> What you will do
Nothing outside the range is to be copied. From the entries below, reproduce exactly the lines starting at the one with "Output the web" and ending at the one with "-4.8, -0.86, 3.28];", without pictures.

> Record list
—————

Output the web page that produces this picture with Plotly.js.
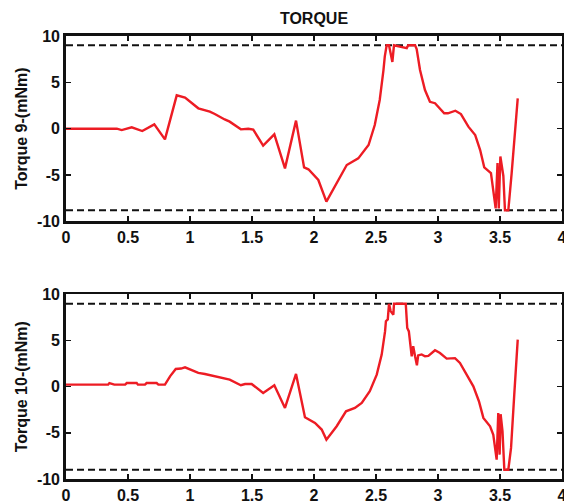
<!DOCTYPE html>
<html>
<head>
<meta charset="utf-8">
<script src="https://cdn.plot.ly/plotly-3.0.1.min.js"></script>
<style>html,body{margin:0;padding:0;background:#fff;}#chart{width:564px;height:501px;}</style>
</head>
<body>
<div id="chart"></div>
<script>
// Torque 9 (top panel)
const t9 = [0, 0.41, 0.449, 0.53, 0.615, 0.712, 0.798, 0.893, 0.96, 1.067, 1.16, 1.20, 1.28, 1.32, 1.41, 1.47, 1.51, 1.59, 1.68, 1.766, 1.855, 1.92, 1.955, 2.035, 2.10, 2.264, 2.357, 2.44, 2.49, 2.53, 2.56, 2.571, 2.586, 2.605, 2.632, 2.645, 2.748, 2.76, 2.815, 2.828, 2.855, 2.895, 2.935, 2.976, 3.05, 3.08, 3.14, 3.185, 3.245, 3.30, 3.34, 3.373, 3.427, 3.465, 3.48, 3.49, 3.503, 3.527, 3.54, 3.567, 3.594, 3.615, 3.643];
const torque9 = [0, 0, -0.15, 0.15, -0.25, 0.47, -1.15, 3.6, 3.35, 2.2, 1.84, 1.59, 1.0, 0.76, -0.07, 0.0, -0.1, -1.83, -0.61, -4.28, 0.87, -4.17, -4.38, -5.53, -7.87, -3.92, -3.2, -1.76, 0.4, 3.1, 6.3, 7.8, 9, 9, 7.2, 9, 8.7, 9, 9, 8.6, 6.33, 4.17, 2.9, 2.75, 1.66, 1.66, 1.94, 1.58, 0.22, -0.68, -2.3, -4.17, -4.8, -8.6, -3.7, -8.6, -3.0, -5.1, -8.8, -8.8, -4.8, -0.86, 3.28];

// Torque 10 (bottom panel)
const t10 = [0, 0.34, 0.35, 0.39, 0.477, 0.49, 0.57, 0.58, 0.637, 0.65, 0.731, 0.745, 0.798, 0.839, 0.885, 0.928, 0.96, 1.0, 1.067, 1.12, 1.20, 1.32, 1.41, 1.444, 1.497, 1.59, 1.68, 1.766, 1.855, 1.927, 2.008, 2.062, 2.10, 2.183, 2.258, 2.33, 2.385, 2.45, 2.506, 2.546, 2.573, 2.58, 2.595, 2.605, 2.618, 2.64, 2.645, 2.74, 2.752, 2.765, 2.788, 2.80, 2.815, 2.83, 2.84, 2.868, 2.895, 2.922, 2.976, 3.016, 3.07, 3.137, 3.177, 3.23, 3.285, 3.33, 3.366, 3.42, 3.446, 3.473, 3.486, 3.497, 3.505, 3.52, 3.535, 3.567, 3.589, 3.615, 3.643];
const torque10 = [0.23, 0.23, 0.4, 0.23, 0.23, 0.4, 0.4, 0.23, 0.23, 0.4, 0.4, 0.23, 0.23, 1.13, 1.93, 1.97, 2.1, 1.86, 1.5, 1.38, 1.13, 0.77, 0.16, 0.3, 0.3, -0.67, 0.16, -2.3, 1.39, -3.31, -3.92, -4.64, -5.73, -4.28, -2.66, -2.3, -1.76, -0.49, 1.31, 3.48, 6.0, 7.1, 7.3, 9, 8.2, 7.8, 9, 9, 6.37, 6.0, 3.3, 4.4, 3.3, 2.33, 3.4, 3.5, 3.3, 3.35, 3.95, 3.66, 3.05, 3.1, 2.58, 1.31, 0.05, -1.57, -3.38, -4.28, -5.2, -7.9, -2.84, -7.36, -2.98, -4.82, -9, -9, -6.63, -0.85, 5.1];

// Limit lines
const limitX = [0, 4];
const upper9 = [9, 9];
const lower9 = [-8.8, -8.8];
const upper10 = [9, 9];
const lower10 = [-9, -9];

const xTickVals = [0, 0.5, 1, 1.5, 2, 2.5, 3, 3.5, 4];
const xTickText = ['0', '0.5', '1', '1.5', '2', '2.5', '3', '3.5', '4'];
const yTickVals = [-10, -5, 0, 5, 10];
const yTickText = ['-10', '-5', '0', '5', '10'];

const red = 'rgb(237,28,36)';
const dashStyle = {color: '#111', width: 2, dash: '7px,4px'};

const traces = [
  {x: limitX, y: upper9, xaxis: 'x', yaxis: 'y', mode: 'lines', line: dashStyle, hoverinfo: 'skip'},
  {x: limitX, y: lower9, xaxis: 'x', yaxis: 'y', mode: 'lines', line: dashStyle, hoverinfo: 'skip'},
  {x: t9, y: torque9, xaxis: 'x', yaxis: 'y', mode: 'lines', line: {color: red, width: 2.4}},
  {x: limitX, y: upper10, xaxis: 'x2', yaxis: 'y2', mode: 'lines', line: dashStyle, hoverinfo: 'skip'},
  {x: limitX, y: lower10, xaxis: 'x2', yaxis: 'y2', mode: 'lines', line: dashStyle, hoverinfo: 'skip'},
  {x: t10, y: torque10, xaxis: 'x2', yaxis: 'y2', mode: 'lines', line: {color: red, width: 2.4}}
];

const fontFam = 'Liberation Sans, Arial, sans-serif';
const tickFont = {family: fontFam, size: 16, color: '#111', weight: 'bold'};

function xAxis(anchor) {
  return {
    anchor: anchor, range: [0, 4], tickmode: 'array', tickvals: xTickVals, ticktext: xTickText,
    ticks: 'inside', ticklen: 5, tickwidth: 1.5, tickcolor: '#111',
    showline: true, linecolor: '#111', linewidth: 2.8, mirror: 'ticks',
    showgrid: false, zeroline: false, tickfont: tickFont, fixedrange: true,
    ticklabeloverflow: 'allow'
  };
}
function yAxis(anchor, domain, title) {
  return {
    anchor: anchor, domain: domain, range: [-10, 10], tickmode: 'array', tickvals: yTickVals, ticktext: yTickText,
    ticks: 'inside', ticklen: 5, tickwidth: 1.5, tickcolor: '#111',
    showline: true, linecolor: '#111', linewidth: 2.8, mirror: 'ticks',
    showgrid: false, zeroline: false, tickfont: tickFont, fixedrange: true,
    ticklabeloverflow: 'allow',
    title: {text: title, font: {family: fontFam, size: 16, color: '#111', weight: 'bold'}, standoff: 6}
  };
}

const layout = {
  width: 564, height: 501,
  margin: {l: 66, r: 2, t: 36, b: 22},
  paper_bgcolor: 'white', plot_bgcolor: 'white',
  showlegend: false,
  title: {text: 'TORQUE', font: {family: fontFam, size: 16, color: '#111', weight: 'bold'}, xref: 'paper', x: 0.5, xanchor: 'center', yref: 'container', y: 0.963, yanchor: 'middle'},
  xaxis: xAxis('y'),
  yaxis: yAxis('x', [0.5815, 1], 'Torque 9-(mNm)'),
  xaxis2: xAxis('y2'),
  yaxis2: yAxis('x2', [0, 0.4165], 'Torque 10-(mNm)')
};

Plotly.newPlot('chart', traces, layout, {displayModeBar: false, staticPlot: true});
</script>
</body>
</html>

—————

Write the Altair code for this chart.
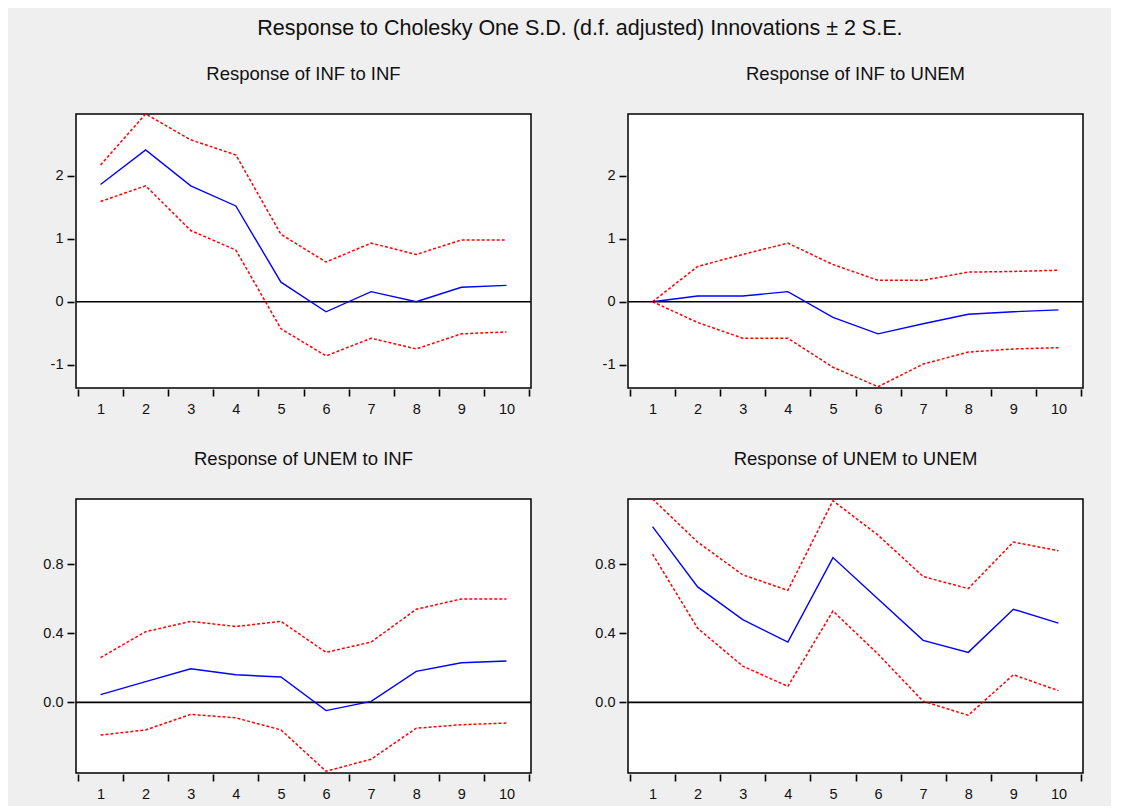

—————

> Solution to this task
Output the web page that produces this picture with Plotly.js.
<!DOCTYPE html>
<html>
<head>
<meta charset="utf-8">
<script src="https://cdn.plot.ly/plotly-3.0.1.min.js"></script>
<style>html,body{margin:0;padding:0;background:#fff;}#chart{width:564px;height:501px;}</style>
</head>
<body>
<div id="chart"></div>
<script>
// Torque 9 (top panel)
const t9 = [0, 0.41, 0.449, 0.53, 0.615, 0.712, 0.798, 0.893, 0.96, 1.067, 1.16, 1.20, 1.28, 1.32, 1.41, 1.47, 1.51, 1.59, 1.68, 1.766, 1.855, 1.92, 1.955, 2.035, 2.10, 2.264, 2.357, 2.44, 2.49, 2.53, 2.56, 2.571, 2.586, 2.605, 2.632, 2.645, 2.748, 2.76, 2.815, 2.828, 2.855, 2.895, 2.935, 2.976, 3.05, 3.08, 3.14, 3.185, 3.245, 3.30, 3.34, 3.373, 3.427, 3.465, 3.48, 3.49, 3.503, 3.527, 3.54, 3.567, 3.594, 3.615, 3.643];
const torque9 = [0, 0, -0.15, 0.15, -0.25, 0.47, -1.15, 3.6, 3.35, 2.2, 1.84, 1.59, 1.0, 0.76, -0.07, 0.0, -0.1, -1.83, -0.61, -4.28, 0.87, -4.17, -4.38, -5.53, -7.87, -3.92, -3.2, -1.76, 0.4, 3.1, 6.3, 7.8, 9, 9, 7.2, 9, 8.7, 9, 9, 8.6, 6.33, 4.17, 2.9, 2.75, 1.66, 1.66, 1.94, 1.58, 0.22, -0.68, -2.3, -4.17, -4.8, -8.6, -3.7, -8.6, -3.0, -5.1, -8.8, -8.8, -4.8, -0.86, 3.28];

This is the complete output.